The few bars and clubs in the city are found only in the chicest hotels, the ritziest neighborhoods, and the backpacker ghettoes—catering to foreigners and the one class of people in Delhi that actually go out: the upper class. A few of my Indian friends spoke very disapprovingly of what they saw as the decadent, spoiled children of the upper class, even saying that they weren’t real Indians—they were more Westerners than locals. Now, this is certainly not universal. Of the places I visited, the attitudes in Mumbai seemed to have a much more vibrant and local drinking culture. And while a lot of the talk felt to me like prejudice bluster, there are certainly are differences between the classes¬—at least in terms of outward behavior.

Several nights a week, my posh neighborhood’s market would fill up with SUVs and German luxury cars. Designer-clad girls and boys would make a scene loitering drunkenly outside bars, talking very loudly, smoking cigarettes and even sometimes kissing before stumbling off to their cars and drunkenly driving home. It was certainly a contrast to the rest of Delhi society. Aside from a beer with dinner that I had with an upper class friend, the only drinking I did in Delhi took place in the home and only with the eldest males of the home. Women and children always remained in a different room, occasionally popping in to serve snacks or meals. We almost always drank whiskey and soda they were virtually always mixed by the man of the house. A couple told me it was their time to be away from family and talk about everything, a safe place to be honest. Drinking outside the house was a rather vulgar, public waste of money, something done to show off.

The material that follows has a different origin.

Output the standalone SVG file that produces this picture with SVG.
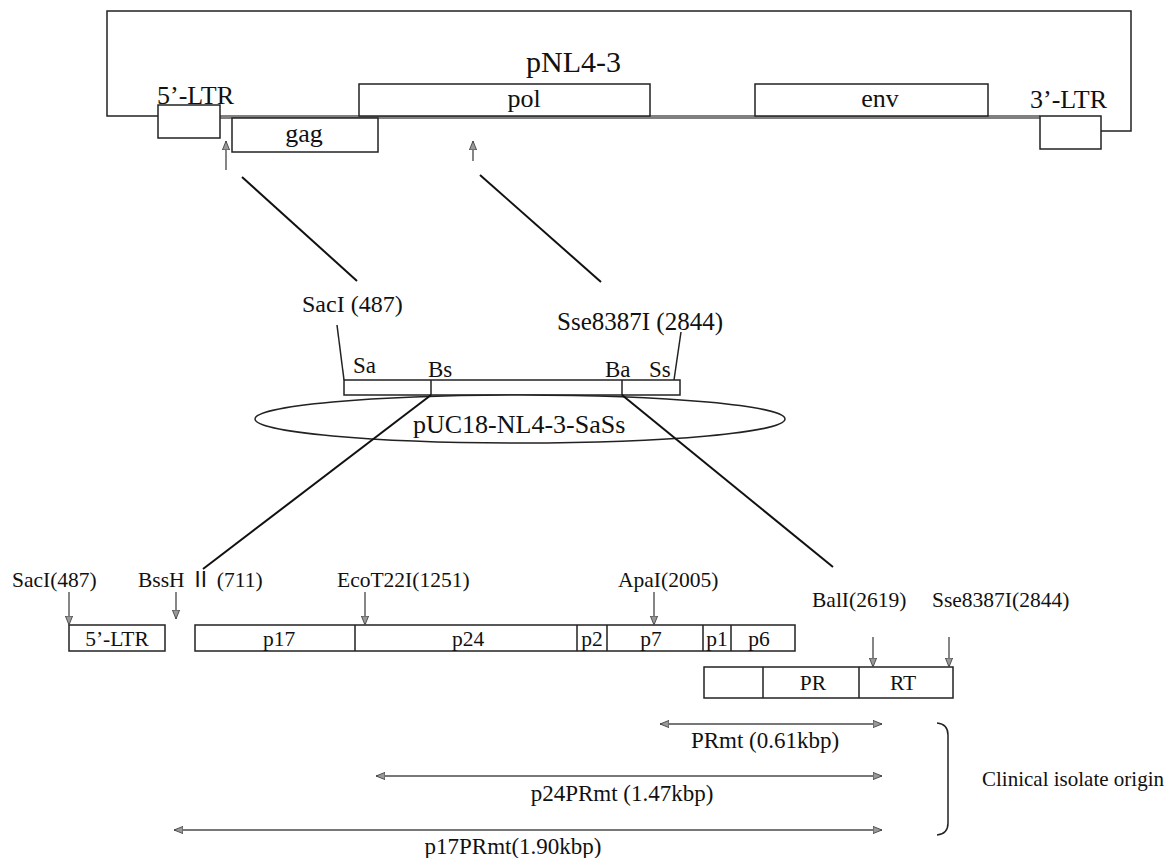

One night, a rare English-speaking driver—upon learning I was American—told me that America was the land of Colgate. I asked what he meant, and he explained that “Colgate,” the toothpaste, was a slang word for blowjob. He then asked if people really do get blowjobs in America. When I told him they did, his immediate response was, “For free?” Trying to avoid the inevitable way-too-personal conversation about my own life that might follow, I quickly flipped the conversation around. He had mentioned a wife earlier, so I said, “Well, doesn’t your wife do it for you?” He laughed and said, “No way, man, we’re not upper class. Only upper class people do that stuff!” He went on to tell me—a serious trace of bitterness and resent in his voice—that the upper class was the only group people having premarital sex and messing around.

I doubt that premarital sex is the exclusive domain of the upper class, but I will say that the only people who ever told me they had premarital sex were members of the upper class. Whether or not they’re the only ones doing it, I do find it telling that they were the only ones that were willing to talk about it. Mind you, other men openly spoke to me about cheating on their wives with prostitutes (one offered to take me to where he goes … I declined) but didn’t broach premarital sex.

It’s difficult to separate these “moral” gaps from the very pronounced material gaps that exist between the upper class in India and everyone else. The flashy clothes and cars seemed to stir up just as much resentment among my sub-upper-class acquaintances as the kids kissing at the mall. I found myself in a precarious situation: even though I secretly wanted to go to the bar or go dancing at a club, my closest friends—either because they didn’t drink or didn’t like to do so out of the house—never did. I did make some very close friends that I didn’t want to offend by seeming to ditch them for the kids they didn’t care for, or, worse, giving them the impression that I was some immoral spendthrift that was only a nice kid on the surface. It was stifling sometimes, trying to find my place on the moral and class wavelength, trying to stay able to make friends from all parts of the spectrum.

One of the best parts about coming home has been the freedom from judgment. When I tell people here that I have a girlfriend, they don’t have a million follow-up questions or stare at me in disbelief or wariness. As puritanical as our nation’s reputation can sometimes be, I am able to have frank conversations about dating or sex with friends and acquaintances from both sexes. And best of all, I can do so over a drink at the bar without feeling bad about it or worrying who will find out.